# [Data block]
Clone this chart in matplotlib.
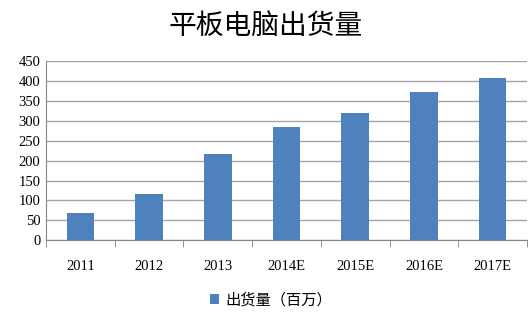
import numpy as np
import matplotlib.pyplot as plt

# 数据
annees = ["2011", "2012", "2013", "2014E", "2015E", "2016E", "2017E"]
livraisons = [68, 116, 217, 285, 320, 373, 407]
yticks = [0, 50, 100, 150, 200, 250, 300, 350, 400, 450]

plt.rcParams['font.family'] = ['Noto Sans CJK SC', 'DejaVu Sans']

fig = plt.figure(figsize=(5.32, 3.16), dpi=100)
ax = fig.add_axes([0.0865, 0.2396, 0.904, 0.5674])

x = np.arange(len(annees))
ax.bar(x, livraisons, width=0.4, color='#4f81bd', zorder=3, label='出货量（百万）')

ax.set_xlim(-0.5, len(annees) - 0.5)
ax.set_ylim(0, 450)
ax.set_yticks(yticks)
ax.set_yticklabels([str(v) for v in yticks], family='Liberation Serif', fontsize=10.5)
ax.set_xticks(x)
ax.set_xticklabels(annees, family='Liberation Serif', fontsize=10.5)
ax.tick_params(axis='x', length=0, pad=14)
ax.tick_params(axis='y', length=0, pad=4)

# ticks between categories
ax.set_xticks(np.arange(-0.5, len(annees)), minor=True)
ax.tick_params(axis='x', which='minor', length=5, color='#868686', direction='out')

ax.grid(axis='y', color='#a6a6a6', linewidth=1, zorder=0)
for s in ['top', 'right']:
    ax.spines[s].set_visible(False)
ax.spines['left'].set_color('#868686')
ax.spines['bottom'].set_color('#868686')

fig.text(0.5, 0.918, "平板电脑出货量", ha='center', va='center', fontsize=20)

fig.legend(loc='center', bbox_to_anchor=(0.51, 0.05), frameon=False, fontsize=11,
           handlelength=0.6, handleheight=0.6, handletextpad=0.4)

plt.savefig("out.png", dpi=100)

# [Task prompt]
Repeat the material exactly as it reads, without any of its pictures.

# [Worked solution]
Clone this chart in matplotlib.
import numpy as np
import matplotlib.pyplot as plt

# 数据
annees = ["2011", "2012", "2013", "2014E", "2015E", "2016E", "2017E"]
livraisons = [68, 116, 217, 285, 320, 373, 407]
yticks = [0, 50, 100, 150, 200, 250, 300, 350, 400, 450]

plt.rcParams['font.family'] = ['Noto Sans CJK SC', 'DejaVu Sans']

fig = plt.figure(figsize=(5.32, 3.16), dpi=100)
ax = fig.add_axes([0.0865, 0.2396, 0.904, 0.5674])

x = np.arange(len(annees))
ax.bar(x, livraisons, width=0.4, color='#4f81bd', zorder=3, label='出货量（百万）')

ax.set_xlim(-0.5, len(annees) - 0.5)
ax.set_ylim(0, 450)
ax.set_yticks(yticks)
ax.set_yticklabels([str(v) for v in yticks], family='Liberation Serif', fontsize=10.5)
ax.set_xticks(x)
ax.set_xticklabels(annees, family='Liberation Serif', fontsize=10.5)
ax.tick_params(axis='x', length=0, pad=14)
ax.tick_params(axis='y', length=0, pad=4)

# ticks between categories
ax.set_xticks(np.arange(-0.5, len(annees)), minor=True)
ax.tick_params(axis='x', which='minor', length=5, color='#868686', direction='out')

ax.grid(axis='y', color='#a6a6a6', linewidth=1, zorder=0)
for s in ['top', 'right']:
    ax.spines[s].set_visible(False)
ax.spines['left'].set_color('#868686')
ax.spines['bottom'].set_color('#868686')

fig.text(0.5, 0.918, "平板电脑出货量", ha='center', va='center', fontsize=20)

fig.legend(loc='center', bbox_to_anchor=(0.51, 0.05), frameon=False, fontsize=11,
           handlelength=0.6, handleheight=0.6, handletextpad=0.4)

plt.savefig("out.png", dpi=100)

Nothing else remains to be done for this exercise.